Rows from a dataset of charts and code
+ + +

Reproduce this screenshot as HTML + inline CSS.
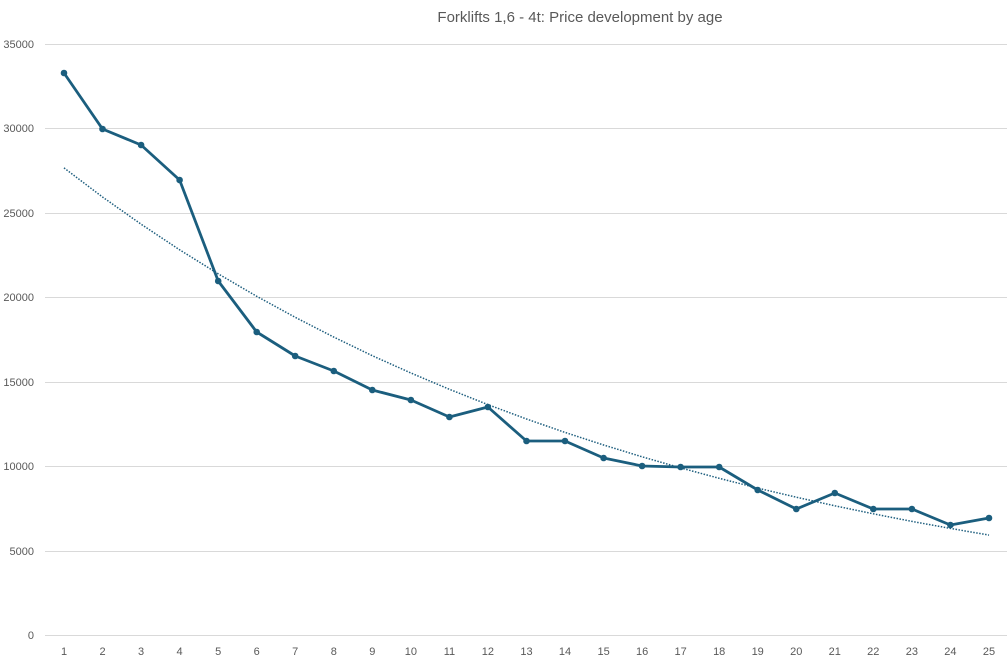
<!DOCTYPE html>
<html><head><meta charset="utf-8"><style>
html,body{margin:0;padding:0;background:#fff;}
svg{display:block;font-family:"Liberation Sans",sans-serif;}
</style></head><body>
<svg width="1007" height="662" viewBox="0 0 1007 662">
<rect width="1007" height="662" fill="#fff"/>
<text x="580" y="22" text-anchor="middle" font-size="15" fill="#595959">Forklifts 1,6 - 4t: Price development by age</text>
<g stroke="#d9d9d9" stroke-width="1">
<line x1="45" x2="1007" y1="44.5" y2="44.5"/>
<line x1="45" x2="1007" y1="128.5" y2="128.5"/>
<line x1="45" x2="1007" y1="213.5" y2="213.5"/>
<line x1="45" x2="1007" y1="297.5" y2="297.5"/>
<line x1="45" x2="1007" y1="382.5" y2="382.5"/>
<line x1="45" x2="1007" y1="466.5" y2="466.5"/>
<line x1="45" x2="1007" y1="551.5" y2="551.5"/>
<line x1="45" x2="1007" y1="635.5" y2="635.5"/>
</g>
<g font-size="11" fill="#595959" text-anchor="end">
<text x="34" y="48">35000</text><text x="34" y="132">30000</text><text x="34" y="217">25000</text>
<text x="34" y="301">20000</text><text x="34" y="386">15000</text><text x="34" y="470">10000</text>
<text x="34" y="555">5000</text><text x="34" y="639">0</text>
</g>
<g font-size="11" fill="#595959" text-anchor="middle">
<text x="64" y="655">1</text><text x="102.5" y="655">2</text><text x="141.1" y="655">3</text><text x="179.6" y="655">4</text><text x="218.2" y="655">5</text><text x="256.7" y="655">6</text><text x="295.2" y="655">7</text><text x="333.8" y="655">8</text><text x="372.3" y="655">9</text><text x="410.9" y="655">10</text><text x="449.4" y="655">11</text><text x="487.9" y="655">12</text><text x="526.5" y="655">13</text><text x="565" y="655">14</text><text x="603.6" y="655">15</text><text x="642.1" y="655">16</text><text x="680.6" y="655">17</text><text x="719.2" y="655">18</text><text x="757.7" y="655">19</text><text x="796.3" y="655">20</text><text x="834.8" y="655">21</text><text x="873.3" y="655">22</text><text x="911.9" y="655">23</text><text x="950.4" y="655">24</text><text x="989" y="655">25</text>
</g>
<polyline fill="none" stroke="#1f5f7f" stroke-width="1.5" stroke-dasharray="1.5,1.5" points="64,167.9 102.5,197 141.1,224.2 179.6,249.8 218.2,273.8 256.7,296.3 295.2,317.3 333.8,337.1 372.3,355.7 410.9,373 449.4,389.3 487.9,404.6 526.5,419 565,432.4 603.6,445 642.1,456.8 680.6,467.9 719.2,478.3 757.7,488.1 796.3,497.2 834.8,505.8 873.3,513.8 911.9,521.4 950.4,528.4 989,535.1"/>
<polyline fill="none" stroke="#1b5e7e" stroke-width="2.8" stroke-linejoin="round" points="64,73 102.5,129 141.1,145 179.6,180 218.2,281 256.7,332 295.2,356 333.8,371 372.3,390 410.9,400 449.4,417 487.9,407 526.5,441 565,441 603.6,458 642.1,466 680.6,467 719.2,467 757.7,490 796.3,509 834.8,493 873.3,509 911.9,509 950.4,525 989,518"/>
<g fill="#1b5e7e">
<circle cx="64" cy="73" r="3.3"/><circle cx="102.5" cy="129" r="3.3"/><circle cx="141.1" cy="145" r="3.3"/><circle cx="179.6" cy="180" r="3.3"/><circle cx="218.2" cy="281" r="3.3"/><circle cx="256.7" cy="332" r="3.3"/><circle cx="295.2" cy="356" r="3.3"/><circle cx="333.8" cy="371" r="3.3"/><circle cx="372.3" cy="390" r="3.3"/><circle cx="410.9" cy="400" r="3.3"/><circle cx="449.4" cy="417" r="3.3"/><circle cx="487.9" cy="407" r="3.3"/><circle cx="526.5" cy="441" r="3.3"/><circle cx="565" cy="441" r="3.3"/><circle cx="603.6" cy="458" r="3.3"/><circle cx="642.1" cy="466" r="3.3"/><circle cx="680.6" cy="467" r="3.3"/><circle cx="719.2" cy="467" r="3.3"/><circle cx="757.7" cy="490" r="3.3"/><circle cx="796.3" cy="509" r="3.3"/><circle cx="834.8" cy="493" r="3.3"/><circle cx="873.3" cy="509" r="3.3"/><circle cx="911.9" cy="509" r="3.3"/><circle cx="950.4" cy="525" r="3.3"/><circle cx="989" cy="518" r="3.3"/>
</g>
</svg>
</body></html>
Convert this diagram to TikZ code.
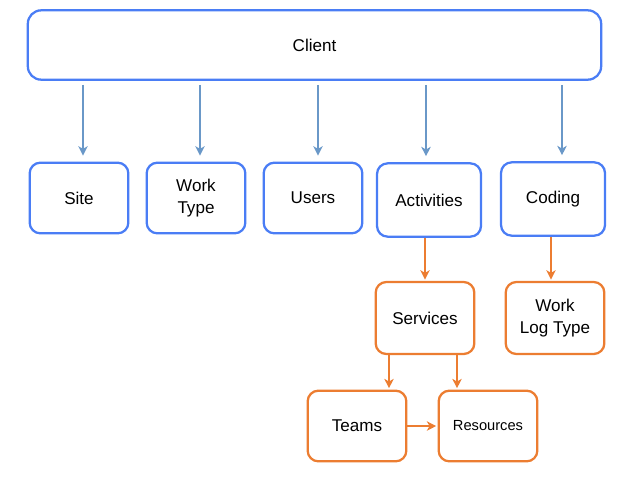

+ + +

## [Challenge]
From the entries above, extract each line containing "this".

## [Result of the exercise]
Reproduce this screenshot as HTML + inline CSS.
Convert this diagram to TikZ code.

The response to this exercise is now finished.